Restate, exactly and without pictures, the lines from the start of the listing below through the line holding "plt.rcParams['font.family'] = ['Liberation".

• RECORDED INFORMATION
* Begin *

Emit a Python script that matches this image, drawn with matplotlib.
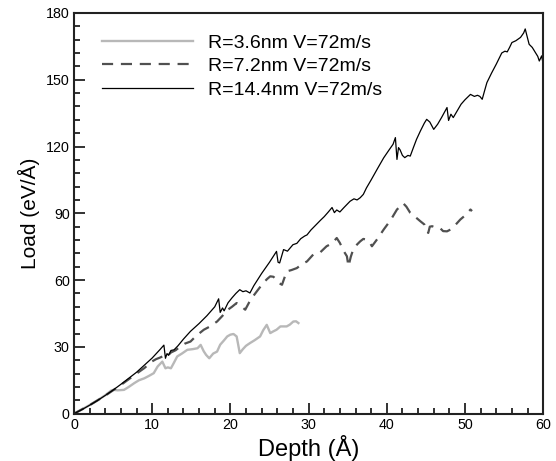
import matplotlib
matplotlib.use("Agg")
import matplotlib.pyplot as plt
from matplotlib.ticker import MultipleLocator

plt.rcParams['font.family'] = ['Liberation Sans', 'DejaVu Sans']

# R=3.6nm series
x_r36 = [0, 1, 2, 3, 4, 4.8, 5.1, 5.6, 6.4, 7.0, 7.7, 8.3, 9.0, 9.6, 10.2, 10.7, 11.3, 11.7,
         12.0, 12.4, 12.8, 13.2, 13.8, 14.5, 15.2, 15.8, 16.2, 16.6, 16.9, 17.3, 17.8, 18.3,
         18.7, 19.2, 19.6, 20.0, 20.4, 20.8, 21.0, 21.2, 21.6, 22.0, 22.5, 23.1, 23.8, 24.2,
         24.65, 25.1, 25.5, 25.9, 26.4, 27.2, 27.6, 28.05, 28.4, 28.7]
y_r36 = [0, 1.9, 3.9, 6.0, 8.3, 10.5, 10.7, 10.5, 10.7, 12.0, 13.7, 15.0, 15.9, 17.0, 18.2,
         21.2, 23.4, 20.4, 20.8, 20.4, 23.0, 25.7, 27.0, 28.7, 29.0, 29.4, 30.9, 28.0, 26.4,
         24.9, 27.0, 27.9, 31.0, 33.0, 34.7, 35.5, 35.8, 34.7, 31.0, 27.2, 29.0, 30.5, 31.7,
         33.0, 34.7, 37.5, 39.9, 36.2, 37.0, 37.7, 39.2, 39.2, 40.0, 41.4, 41.5, 40.7]

# R=7.2nm series
x_r72 = [0, 2, 4, 6, 8, 9, 10, 10.5, 11, 11.5, 11.9, 12.4, 13.0, 13.6, 14.2, 14.9, 15.5, 16.0,
         16.6, 17.3, 18.3, 19.0, 19.6, 20.2, 20.8, 21.3, 21.9, 22.4, 22.9, 23.5, 24.2, 24.7,
         25.1, 25.5, 25.9, 26.3, 26.6, 27.2, 27.8, 28.5, 29.1, 29.8, 30.6, 31.5, 32.3, 33.0,
         33.6, 34.0, 34.5, 34.9, 35.1, 35.4, 35.7, 36.2, 36.6, 37.0, 37.4, 37.8, 38.1, 38.8,
         39.6, 40.5, 41.3, 41.7, 42.1, 42.5, 43.0, 43.6, 44.3, 44.8, 45.1, 45.3, 45.5, 45.8,
         46.3, 46.8, 47.2, 47.7, 48.2, 48.7, 49.4, 50.0, 50.7, 50.9]
y_r72 = [0, 3.8, 8.1, 12.9, 18.0, 20.5, 23.5, 24.5, 25.2, 26.0, 25.7, 27.5, 28.5, 30.2, 31.5,
         32.4, 34.5, 36.0, 37.7, 39.0, 41.4, 44.0, 46.5, 48.0, 49.7, 48.5, 46.7, 50.0, 52.7,
         55.5, 58.7, 60.5, 61.7, 61.5, 60.2, 58.5, 57.9, 63.9, 64.5, 65.4, 67.0, 68.4, 71.5,
         72.5, 75.2, 76.5, 78.9, 76.7, 73.0, 70.7, 66.2, 70.5, 73.7, 76.0, 77.4, 78.5, 78.2,
         77.0, 75.2, 78.5, 82.7, 87.0, 91.7, 93.0, 94.5, 93.0, 90.2, 88.5, 86.4, 85.0, 82.0,
         81.2, 84.0, 84.2, 83.5, 83.4, 82.0, 81.9, 82.8, 84.5, 87.2, 89.0, 91.7, 91.0]

# R=14.4nm series
x_r144 = [0, 1, 2, 3, 4, 5, 6, 7, 8, 9, 10, 11, 11.5, 11.7, 11.9, 12.1, 12.4, 12.8, 13.3, 14.0,
          14.9, 16.0, 17.0, 18.0, 18.5, 18.7, 19.0, 19.2, 19.7, 20.2, 20.7, 21.2, 21.6, 22.0,
          22.5, 23.0, 24.0, 25.0, 25.9, 26.1, 26.3, 26.8, 27.3, 28.0, 28.5, 29.0, 29.5, 29.8,
          30.3, 31.0, 31.5, 32.0, 32.5, 33.0, 33.3, 33.6, 34.0, 34.5, 35.3, 35.8, 36.2, 36.6,
          37.0, 37.4, 38.0, 38.8, 39.6, 40.3, 40.8, 41.1, 41.3, 41.5, 41.7, 42.0, 42.3, 42.7,
          43.0, 43.4, 43.8, 44.3, 44.8, 45.1, 45.5, 46.0, 46.5, 47.0, 47.7, 47.9, 48.2, 48.5,
          49.0, 49.5, 50.0, 50.7, 51.2, 51.6, 51.9, 52.2, 52.5, 52.8, 53.4, 54.0, 54.7, 55.1,
          55.4, 55.7, 56.0, 56.5, 57.1, 57.5, 57.7, 57.9, 58.2, 58.6, 59.0, 59.3, 59.5, 59.8, 60.0]
y_r144 = [0, 1.8, 3.8, 5.9, 8.2, 10.6, 13.2, 15.9, 18.6, 21.8, 25.0, 28.8, 30.8, 24.9, 27.0,
          26.2, 28.4, 28.7, 30.5, 33.5, 37.0, 40.5, 44.0, 48.0, 51.6, 45.5, 47.5, 46.2, 49.8,
          52.0, 54.0, 55.7, 54.8, 55.2, 54.2, 57.5, 63.0, 68.0, 72.9, 68.0, 67.7, 73.7, 73.0,
          75.9, 76.5, 78.6, 79.8, 80.3, 82.5, 85.0, 86.8, 88.5, 90.5, 92.6, 90.3, 91.5, 90.6,
          92.5, 95.4, 96.5, 96.0, 97.0, 98.5, 101.4, 105.0, 110.0, 114.9, 118.5, 121.0, 124.0,
          114.2, 119.5, 118.5, 116.0, 115.0, 116.0, 115.7, 119.5, 123.2, 127.0, 130.5, 132.2,
          131.0, 127.7, 130.0, 133.0, 137.5, 131.7, 134.5, 133.0, 136.0, 139.0, 141.0, 143.4,
          142.5, 143.0, 142.5, 141.2, 145.0, 148.7, 153.0, 157.0, 162.0, 162.8, 162.5, 164.5,
          166.7, 167.5, 169.0, 171.0, 172.8, 170.0, 165.9, 164.5, 162.2, 160.5, 158.4, 160.7, 157.0]

labels = ["R=3.6nm V=72m/s", "R=7.2nm V=72m/s", "R=14.4nm V=72m/s"]

fig = plt.figure(figsize=(5.56, 4.61), dpi=100)
ax = fig.add_axes([0.133, 0.1026, 0.844, 0.8694])

ax.plot(x_r36, y_r36, color='#b8b8b8', lw=1.7, label=labels[0])
ax.plot(x_r72, y_r72, color='#505050', lw=1.6, dashes=(5, 3.5), label=labels[1])
ax.plot(x_r144, y_r144, color='black', lw=0.9, label=labels[2])

ax.set_xlim(0, 60)
ax.set_ylim(0, 180)
ax.xaxis.set_major_locator(MultipleLocator(10))
ax.xaxis.set_minor_locator(MultipleLocator(2))
ax.yaxis.set_major_locator(MultipleLocator(30))
ax.yaxis.set_minor_locator(MultipleLocator(6))
ax.tick_params(which='both', direction='in', top=False, right=False, labelsize=10.3, width=1.3, color='#222222')
ax.tick_params(which='major', length=8, pad=3)
ax.tick_params(which='minor', length=4)
for sp in ax.spines.values():
    sp.set_linewidth(1.5)
    sp.set_color('#222222')

ax.set_xlabel("Depth (Å)", fontsize=17, labelpad=2)
ax.set_ylabel("Load (eV/Å)", fontsize=15, labelpad=4)

ax.legend(loc='upper left', bbox_to_anchor=(0.06, 0.947), frameon=False, fontsize=14,
          handlelength=4.7, handletextpad=0.75, labelspacing=0.3, borderpad=0, borderaxespad=0)

fig.savefig("out.png", dpi=100)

* End *

• TASK RESULT
Emit a Python script that matches this image, drawn with matplotlib.
import matplotlib
matplotlib.use("Agg")
import matplotlib.pyplot as plt
from matplotlib.ticker import MultipleLocator

plt.rcParams['font.family'] = ['Liberation Sans', 'DejaVu Sans']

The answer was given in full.